BEGIN SUPPLIED INFORMATION

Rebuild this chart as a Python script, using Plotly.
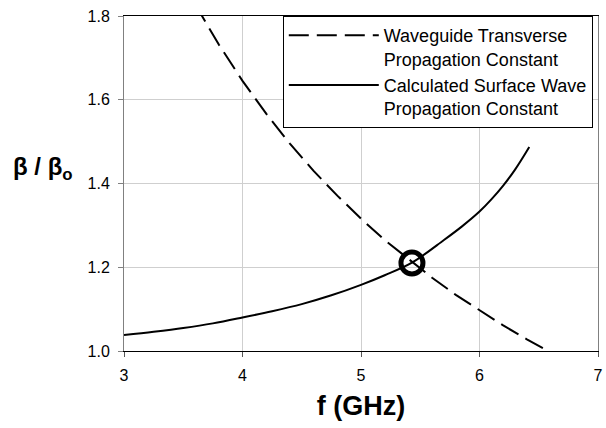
import plotly.graph_objects as go

# Waveguide transverse propagation constant (dashed)
wg_f = [3.60, 3.80, 4.00, 4.20, 4.40, 4.60, 4.80, 5.00, 5.20, 5.40, 5.60, 5.80, 6.00, 6.20, 6.40, 6.58]
wg_beta = [1.828, 1.732, 1.645, 1.567, 1.495, 1.430, 1.371, 1.316, 1.265, 1.219, 1.175, 1.134, 1.097, 1.061, 1.028, 1.000]

# Calculated surface wave propagation constant (solid)
sw_f = [3.00, 3.25, 3.50, 3.75, 4.00, 4.25, 4.50, 4.75, 5.00, 5.20, 5.43, 5.70, 5.85, 6.00, 6.10, 6.20, 6.30, 6.42]
sw_beta = [1.038, 1.046, 1.055, 1.066, 1.080, 1.095, 1.112, 1.133, 1.158, 1.181, 1.211, 1.265, 1.297, 1.333, 1.362, 1.395, 1.433, 1.487]

# Intersection marker
cross_f = [5.43]
cross_beta = [1.21]

x_ticks = [3, 4, 5, 6, 7]
y_ticks = [1.0, 1.2, 1.4, 1.6, 1.8]
y_tick_labels = ["1.0", "1.2", "1.4", "1.6", "1.8"]

FONT = "Liberation Sans, Arial, sans-serif"

fig = go.Figure()
fig.add_trace(go.Scatter(
    x=wg_f, y=wg_beta, mode="lines",
    name="Waveguide Transverse<br>Propagation Constant",
    line=dict(color="black", width=2, dash="20px,8px"),
))
fig.add_trace(go.Scatter(
    x=sw_f, y=sw_beta, mode="lines", line_shape="spline",
    name="Calculated Surface Wave<br>Propagation Constant",
    line=dict(color="black", width=2),
))
fig.add_trace(go.Scatter(
    x=cross_f, y=cross_beta, mode="markers", showlegend=False,
    marker=dict(symbol="circle-open", size=22, color="black",
                line=dict(color="black", width=5)),
))

fig.update_layout(
    width=606, height=428,
    margin=dict(l=124, r=3, t=16, b=77),
    paper_bgcolor="white", plot_bgcolor="white",
    font=dict(family=FONT, color="black", size=16),
    legend=dict(
        x=0.335, y=1, xanchor="left", yanchor="top",
        bgcolor="white", bordercolor="black", borderwidth=1,
        font=dict(family=FONT, size=18, color="black"),
        valign="top", itemwidth=90, tracegroupgap=0,
    ),
    xaxis=dict(
        range=[3, 7], tickvals=x_ticks,
        showgrid=True, gridcolor="#cfcfcf", gridwidth=1,
        showline=True, linecolor="black", linewidth=1, mirror=True,
        ticks="outside", ticklen=5, tickcolor="#555555",
        tickfont=dict(size=16), ticklabelstandoff=5,
        ticklabeloverflow="allow",
        zeroline=False,
        title=dict(text="<b>f (GHz)</b>", font=dict(size=27), standoff=12),
    ),
    yaxis=dict(
        range=[1.0, 1.8], tickvals=y_ticks, ticktext=y_tick_labels,
        showgrid=True, gridcolor="#cfcfcf", gridwidth=1,
        showline=True, linecolor="#808080", linewidth=1, mirror=True,
        ticks="outside", ticklen=5, tickcolor="#808080",
        tickfont=dict(size=16), ticklabelstandoff=5,
        zeroline=False,
    ),
    annotations=[dict(
        text="<b>β / β<sub>o</sub></b>",
        xref="paper", yref="paper", x=-0.171, y=0.545,
        xanchor="center", yanchor="middle", showarrow=False,
        font=dict(family=FONT, size=24, color="black"),
    )],
)

fig.write_html("out.html", config={"displayModeBar": False},
               post_script="document.body.style.margin='0px';")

END SUPPLIED INFORMATION

SET PROBLEM:
From the material above, copy everything exactly but the pictures.

WRITTEN RESPONSE:
Rebuild this chart as a Python script, using Plotly.
import plotly.graph_objects as go

# Waveguide transverse propagation constant (dashed)
wg_f = [3.60, 3.80, 4.00, 4.20, 4.40, 4.60, 4.80, 5.00, 5.20, 5.40, 5.60, 5.80, 6.00, 6.20, 6.40, 6.58]
wg_beta = [1.828, 1.732, 1.645, 1.567, 1.495, 1.430, 1.371, 1.316, 1.265, 1.219, 1.175, 1.134, 1.097, 1.061, 1.028, 1.000]

# Calculated surface wave propagation constant (solid)
sw_f = [3.00, 3.25, 3.50, 3.75, 4.00, 4.25, 4.50, 4.75, 5.00, 5.20, 5.43, 5.70, 5.85, 6.00, 6.10, 6.20, 6.30, 6.42]
sw_beta = [1.038, 1.046, 1.055, 1.066, 1.080, 1.095, 1.112, 1.133, 1.158, 1.181, 1.211, 1.265, 1.297, 1.333, 1.362, 1.395, 1.433, 1.487]

# Intersection marker
cross_f = [5.43]
cross_beta = [1.21]

x_ticks = [3, 4, 5, 6, 7]
y_ticks = [1.0, 1.2, 1.4, 1.6, 1.8]
y_tick_labels = ["1.0", "1.2", "1.4", "1.6", "1.8"]

FONT = "Liberation Sans, Arial, sans-serif"

fig = go.Figure()
fig.add_trace(go.Scatter(
    x=wg_f, y=wg_beta, mode="lines",
    name="Waveguide Transverse<br>Propagation Constant",
    line=dict(color="black", width=2, dash="20px,8px"),
))
fig.add_trace(go.Scatter(
    x=sw_f, y=sw_beta, mode="lines", line_shape="spline",
    name="Calculated Surface Wave<br>Propagation Constant",
    line=dict(color="black", width=2),
))
fig.add_trace(go.Scatter(
    x=cross_f, y=cross_beta, mode="markers", showlegend=False,
    marker=dict(symbol="circle-open", size=22, color="black",
                line=dict(color="black", width=5)),
))

fig.update_layout(
    width=606, height=428,
    margin=dict(l=124, r=3, t=16, b=77),
    paper_bgcolor="white", plot_bgcolor="white",
    font=dict(family=FONT, color="black", size=16),
    legend=dict(
        x=0.335, y=1, xanchor="left", yanchor="top",
        bgcolor="white", bordercolor="black", borderwidth=1,
        font=dict(family=FONT, size=18, color="black"),
        valign="top", itemwidth=90, tracegroupgap=0,
    ),
    xaxis=dict(
        range=[3, 7], tickvals=x_ticks,
        showgrid=True, gridcolor="#cfcfcf", gridwidth=1,
        showline=True, linecolor="black", linewidth=1, mirror=True,
        ticks="outside", ticklen=5, tickcolor="#555555",
        tickfont=dict(size=16), ticklabelstandoff=5,
        ticklabeloverflow="allow",
        zeroline=False,
        title=dict(text="<b>f (GHz)</b>", font=dict(size=27), standoff=12),
    ),
    yaxis=dict(
        range=[1.0, 1.8], tickvals=y_ticks, ticktext=y_tick_labels,
        showgrid=True, gridcolor="#cfcfcf", gridwidth=1,
        showline=True, linecolor="#808080", linewidth=1, mirror=True,
        ticks="outside", ticklen=5, tickcolor="#808080",
        tickfont=dict(size=16), ticklabelstandoff=5,
        zeroline=False,
    ),
    annotations=[dict(
        text="<b>β / β<sub>o</sub></b>",
        xref="paper", yref="paper", x=-0.171, y=0.545,
        xanchor="center", yanchor="middle", showarrow=False,
        font=dict(family=FONT, size=24, color="black"),
    )],
)

fig.write_html("out.html", config={"displayModeBar": False},
               post_script="document.body.style.margin='0px';")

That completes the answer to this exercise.